There is no need to multiply examples. Frank Chodorov consistently worked against the war drive in analysis and later, in 1954, as editor of the Freeman. The right-wing libertarian journal Faith and Freedom featured, in April, 1954, an all-peace issue, with contributions by Garet Garrett, Robert LeFevre, the industrialist Ernest T. Weir, and the present writer.
We might elaborate here on two neglected contributions in that period. One was an essay by Garrett ("The Rise of Empire," 1952, reprinted in The People's Pottage, 1953) which pinpointed the main issue of our time as the rise of a deplorable American imperialism: "We have crossed the boundary that lies between Republic and Empire."
The other was a relatively unnoticed book by Louis Bromfield, A New Pattern for a Tired World (1954), which decried statism, war, conscription, and imperialism. Bromfield wrote with conviction of imperialism and of the revolution of the undeveloped countries:
One of the great failures of our foreign policy throughout the world arises from the fact that we have permitted ourselves to be identified everywhere with the old, doomed, and rotting colonial-imperialist small European nations which once imposed upon so much of the world the pattern of exploitation and economic and political domination.… None of these rebellious, awakening peoples will … trust us or cooperate in any way so long as we remain identified with the economic colonial system of Europe, which represents, even in its capitalistic pattern, the last remnants of feudalism.… We leave these awakening peoples with no choice but to turn to Russian and communist comfort and promise of Utopia.
And on American Cold War policy, Bromfield charged,
Our warmongers and the military apparently believe … that all other nations are unimportant and can be trampled under foot the moment either Russia or the U.S. sees fit to precipitate a war.… To this faction [the warmongers and the military] it seems of small concern that the nations lying between us and Russia would be the most terrible sufferers.…
The growing "neutralism" of the European nations is merely a reasonable, sensible, and civilized reaction, legitimate in every respect when all the factors from Russia's inherent weaknesses to our own meddling and aggressiveness are taken into consideration.… The Korean situation … will not be settled until we withdraw entirely from an area in which we have no right to be and leave the peoples of that area to work out their own problems.

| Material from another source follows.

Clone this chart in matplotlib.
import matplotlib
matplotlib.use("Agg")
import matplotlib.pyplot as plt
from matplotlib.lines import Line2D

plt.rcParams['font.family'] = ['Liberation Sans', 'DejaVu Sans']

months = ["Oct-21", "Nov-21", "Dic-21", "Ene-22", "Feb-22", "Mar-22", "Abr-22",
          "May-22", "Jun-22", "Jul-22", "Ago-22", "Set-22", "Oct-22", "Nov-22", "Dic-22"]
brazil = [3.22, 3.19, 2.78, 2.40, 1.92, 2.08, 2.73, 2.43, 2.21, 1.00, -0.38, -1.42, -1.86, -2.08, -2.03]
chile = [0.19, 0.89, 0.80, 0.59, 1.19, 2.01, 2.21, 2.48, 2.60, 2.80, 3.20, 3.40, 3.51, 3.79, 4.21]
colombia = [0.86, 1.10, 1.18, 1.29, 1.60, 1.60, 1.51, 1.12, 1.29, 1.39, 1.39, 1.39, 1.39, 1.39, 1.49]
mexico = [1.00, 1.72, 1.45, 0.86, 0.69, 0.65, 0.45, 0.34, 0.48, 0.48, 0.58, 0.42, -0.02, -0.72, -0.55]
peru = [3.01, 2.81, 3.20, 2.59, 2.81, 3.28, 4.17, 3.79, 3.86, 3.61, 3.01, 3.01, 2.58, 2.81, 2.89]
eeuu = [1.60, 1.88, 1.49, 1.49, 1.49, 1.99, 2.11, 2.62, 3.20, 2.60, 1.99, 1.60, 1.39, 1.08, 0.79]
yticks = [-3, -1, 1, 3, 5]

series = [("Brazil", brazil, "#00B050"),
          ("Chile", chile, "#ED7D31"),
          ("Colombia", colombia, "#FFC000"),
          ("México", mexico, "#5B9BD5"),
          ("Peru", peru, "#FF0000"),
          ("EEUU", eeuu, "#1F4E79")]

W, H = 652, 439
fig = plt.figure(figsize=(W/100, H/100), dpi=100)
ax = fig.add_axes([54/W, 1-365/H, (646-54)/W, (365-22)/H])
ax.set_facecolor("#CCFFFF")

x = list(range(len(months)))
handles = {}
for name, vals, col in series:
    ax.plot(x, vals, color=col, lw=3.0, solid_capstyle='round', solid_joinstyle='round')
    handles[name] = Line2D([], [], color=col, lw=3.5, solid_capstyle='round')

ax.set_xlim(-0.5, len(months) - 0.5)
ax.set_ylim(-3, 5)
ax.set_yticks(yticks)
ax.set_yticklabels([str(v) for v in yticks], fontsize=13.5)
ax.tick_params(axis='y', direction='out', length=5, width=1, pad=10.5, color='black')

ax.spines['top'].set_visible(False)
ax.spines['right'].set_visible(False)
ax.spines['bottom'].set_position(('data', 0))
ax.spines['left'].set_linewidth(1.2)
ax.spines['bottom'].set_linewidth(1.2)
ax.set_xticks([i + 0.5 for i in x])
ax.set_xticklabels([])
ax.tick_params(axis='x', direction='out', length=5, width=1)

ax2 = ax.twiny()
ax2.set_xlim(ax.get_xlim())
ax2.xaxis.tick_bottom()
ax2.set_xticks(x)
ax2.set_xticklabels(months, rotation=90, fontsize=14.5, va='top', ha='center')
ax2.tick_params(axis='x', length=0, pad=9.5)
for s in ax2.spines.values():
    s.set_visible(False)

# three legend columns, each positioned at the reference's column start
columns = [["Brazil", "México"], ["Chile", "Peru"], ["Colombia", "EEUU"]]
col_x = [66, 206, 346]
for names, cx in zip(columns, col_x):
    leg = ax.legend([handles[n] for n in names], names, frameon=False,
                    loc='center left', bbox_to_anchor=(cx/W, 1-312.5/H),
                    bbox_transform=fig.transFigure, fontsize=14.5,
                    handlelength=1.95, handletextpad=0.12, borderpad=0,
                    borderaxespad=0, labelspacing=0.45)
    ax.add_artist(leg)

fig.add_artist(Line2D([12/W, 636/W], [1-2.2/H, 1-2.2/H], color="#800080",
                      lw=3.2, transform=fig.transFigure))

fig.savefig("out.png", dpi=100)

These quotations give the flavor of an era that is so remote as to make it seem incredible that such views should have dominated the American right wing. To the current right wing, which has virtually obliterated its own former position from its memory, such views today would be branded, at the very least, as "soft on communism."
The radical transformation of the right wing can even be seen in the fate of something like the Bricker Amendment. Only a decade ago, the Bricker Amendment was the number-one foreign-policy plank of the right wing, dear to all the "little old ladies in tennis shoes" that used to form its mass base. And the reason the resurgent conservative movement, and its political embodiment in the Goldwater movement, have entirely buried the Bricker Amendment is because that amendment, while defining not the most important or the most idealistic foreign-policy stance, was an expression of the "isolationism," or the fear of the effects of big government upon the individual, that bears no relation to today's New Right.

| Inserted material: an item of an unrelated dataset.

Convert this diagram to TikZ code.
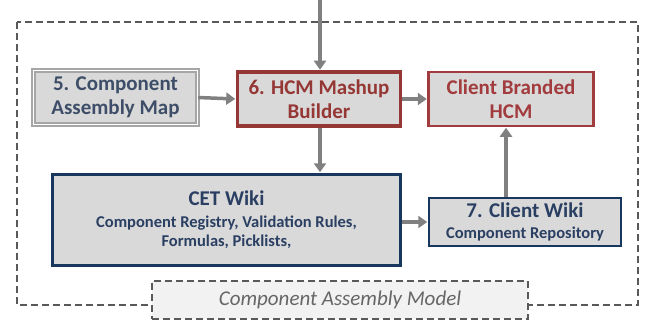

Much of the Left, however, still writes as if the main trouble with today's Right is its "isolationism," its wish to withdraw from foreign aid or international commitments. Others on the Left claim that the Right's anticommunism is a mere cloak for laissez-fair eeconomic views.

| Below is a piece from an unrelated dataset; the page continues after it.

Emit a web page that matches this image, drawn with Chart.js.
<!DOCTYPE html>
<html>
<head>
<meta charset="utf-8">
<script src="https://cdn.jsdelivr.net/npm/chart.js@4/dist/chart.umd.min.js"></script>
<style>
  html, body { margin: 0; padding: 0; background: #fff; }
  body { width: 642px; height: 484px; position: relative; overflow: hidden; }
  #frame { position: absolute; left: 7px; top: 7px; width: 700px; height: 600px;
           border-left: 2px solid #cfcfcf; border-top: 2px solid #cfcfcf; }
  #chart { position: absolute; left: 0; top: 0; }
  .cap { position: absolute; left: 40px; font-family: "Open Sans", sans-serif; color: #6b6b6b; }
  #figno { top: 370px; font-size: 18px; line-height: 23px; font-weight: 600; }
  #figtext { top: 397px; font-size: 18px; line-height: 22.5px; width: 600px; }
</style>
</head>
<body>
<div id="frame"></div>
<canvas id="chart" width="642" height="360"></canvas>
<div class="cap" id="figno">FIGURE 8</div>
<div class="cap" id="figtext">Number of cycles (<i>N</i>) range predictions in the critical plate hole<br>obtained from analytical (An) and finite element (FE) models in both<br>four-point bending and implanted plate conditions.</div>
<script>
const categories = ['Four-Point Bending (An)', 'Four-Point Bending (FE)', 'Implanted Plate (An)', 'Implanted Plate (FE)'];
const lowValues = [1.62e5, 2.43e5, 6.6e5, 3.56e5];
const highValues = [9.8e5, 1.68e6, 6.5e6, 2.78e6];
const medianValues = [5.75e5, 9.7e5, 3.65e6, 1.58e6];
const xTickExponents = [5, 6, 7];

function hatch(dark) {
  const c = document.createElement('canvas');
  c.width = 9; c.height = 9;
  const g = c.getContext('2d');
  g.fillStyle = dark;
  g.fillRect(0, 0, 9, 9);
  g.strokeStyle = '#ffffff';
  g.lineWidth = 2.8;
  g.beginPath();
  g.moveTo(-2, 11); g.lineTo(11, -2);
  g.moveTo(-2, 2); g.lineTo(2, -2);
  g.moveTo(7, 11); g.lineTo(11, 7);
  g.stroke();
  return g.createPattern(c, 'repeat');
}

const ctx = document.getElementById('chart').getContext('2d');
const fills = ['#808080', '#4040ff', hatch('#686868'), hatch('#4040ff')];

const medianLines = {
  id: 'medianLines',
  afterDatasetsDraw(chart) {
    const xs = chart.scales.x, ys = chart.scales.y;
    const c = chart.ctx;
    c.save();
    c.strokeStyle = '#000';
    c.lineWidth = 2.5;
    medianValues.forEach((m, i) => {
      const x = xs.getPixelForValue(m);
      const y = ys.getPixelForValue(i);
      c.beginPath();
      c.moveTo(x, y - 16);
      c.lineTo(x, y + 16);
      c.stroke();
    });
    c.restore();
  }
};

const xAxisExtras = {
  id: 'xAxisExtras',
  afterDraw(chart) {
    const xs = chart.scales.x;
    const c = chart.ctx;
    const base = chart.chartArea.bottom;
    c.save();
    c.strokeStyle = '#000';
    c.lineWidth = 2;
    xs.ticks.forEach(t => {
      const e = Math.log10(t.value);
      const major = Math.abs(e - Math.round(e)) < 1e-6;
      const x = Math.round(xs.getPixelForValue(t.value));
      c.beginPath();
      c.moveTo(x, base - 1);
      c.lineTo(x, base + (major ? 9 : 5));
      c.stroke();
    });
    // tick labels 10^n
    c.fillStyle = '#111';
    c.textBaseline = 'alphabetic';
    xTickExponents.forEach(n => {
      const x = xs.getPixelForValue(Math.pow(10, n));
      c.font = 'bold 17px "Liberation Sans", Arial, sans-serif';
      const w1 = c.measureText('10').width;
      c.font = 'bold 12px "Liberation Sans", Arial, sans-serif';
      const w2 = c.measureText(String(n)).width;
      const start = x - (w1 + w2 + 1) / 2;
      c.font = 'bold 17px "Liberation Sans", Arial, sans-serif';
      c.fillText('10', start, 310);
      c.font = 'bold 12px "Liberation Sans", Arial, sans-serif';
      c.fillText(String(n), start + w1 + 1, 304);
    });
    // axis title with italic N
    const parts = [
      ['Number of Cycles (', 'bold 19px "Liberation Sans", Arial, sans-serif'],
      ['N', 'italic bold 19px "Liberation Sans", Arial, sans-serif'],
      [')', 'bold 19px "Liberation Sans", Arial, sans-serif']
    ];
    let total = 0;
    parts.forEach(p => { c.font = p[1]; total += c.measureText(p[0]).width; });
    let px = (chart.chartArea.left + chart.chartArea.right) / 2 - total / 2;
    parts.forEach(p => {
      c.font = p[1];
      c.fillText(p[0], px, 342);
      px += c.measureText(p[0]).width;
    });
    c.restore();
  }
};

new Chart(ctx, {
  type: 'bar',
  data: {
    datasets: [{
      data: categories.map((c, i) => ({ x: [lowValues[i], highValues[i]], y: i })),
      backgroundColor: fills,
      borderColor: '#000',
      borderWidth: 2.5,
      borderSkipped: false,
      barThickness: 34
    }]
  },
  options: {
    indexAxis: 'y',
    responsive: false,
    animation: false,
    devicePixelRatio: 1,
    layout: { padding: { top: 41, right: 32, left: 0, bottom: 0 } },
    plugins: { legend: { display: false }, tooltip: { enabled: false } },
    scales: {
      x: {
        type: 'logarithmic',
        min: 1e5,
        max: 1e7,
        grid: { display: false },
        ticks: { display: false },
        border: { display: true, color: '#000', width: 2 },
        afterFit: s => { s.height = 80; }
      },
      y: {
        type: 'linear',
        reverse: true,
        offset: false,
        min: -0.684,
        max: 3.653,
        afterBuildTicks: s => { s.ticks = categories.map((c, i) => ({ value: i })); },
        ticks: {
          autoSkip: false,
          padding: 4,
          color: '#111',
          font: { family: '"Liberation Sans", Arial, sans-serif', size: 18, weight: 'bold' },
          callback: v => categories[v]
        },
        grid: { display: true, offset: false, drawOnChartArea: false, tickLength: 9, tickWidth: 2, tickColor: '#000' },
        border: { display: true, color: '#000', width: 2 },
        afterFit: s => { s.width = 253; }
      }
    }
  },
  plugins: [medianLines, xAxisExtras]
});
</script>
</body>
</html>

There could not be a more mistaken analysis of the essence of the current position of the American Right. For that position is virtually the reverse: today's right wing is directed, with passion, dedication, and even fanaticism to one overriding goal, to which all other possible goals are totally subordinate. And that goal is the nuclear annihilation of the Soviet Union.
Here is the essence of the New Right, the gauge of the totality of its transformation. As one of its major theoreticians likes to put it, "I have a vision, a great vision of the future — a totally devastated Soviet Union." Here, in brief, is the vision that animates the conservative revival.
For the blight that destroyed the libertarianism of the right wing and effected its transformation was nothing less than hysterical anticommunism. It began with this kind of reasoning: there are two "threats" to liberty: the "internal" threat of domestic socialism, and the "external" threat of Soviet Russia. The external threat is the most important. Therefore, all energies must now be directed to battling and destroying that "threat."
In the course of this shift of focus from statism to communism as the "enemy," the right wing somehow failed to see that the real "external" threat was not Soviet Russia, but a warlike foreign policy of global intervention, and especially the nuclear weapons of mass destruction used to back up such a policy. And they failed to see that the main architect in organizing a foreign policy of global nuclear intervention was the United States. In short, they failed to see that both the "external" and "internal" threats of statism to liberty were essentially domestic.
Under pressure of anticommunist hysteria, the right wing, despite its fondness for quasi-theological or moral cant, has imitated the communists themselves in virtually abandoning all moral principles except one: in this case, the destruction of all opposition, foreign and domestic.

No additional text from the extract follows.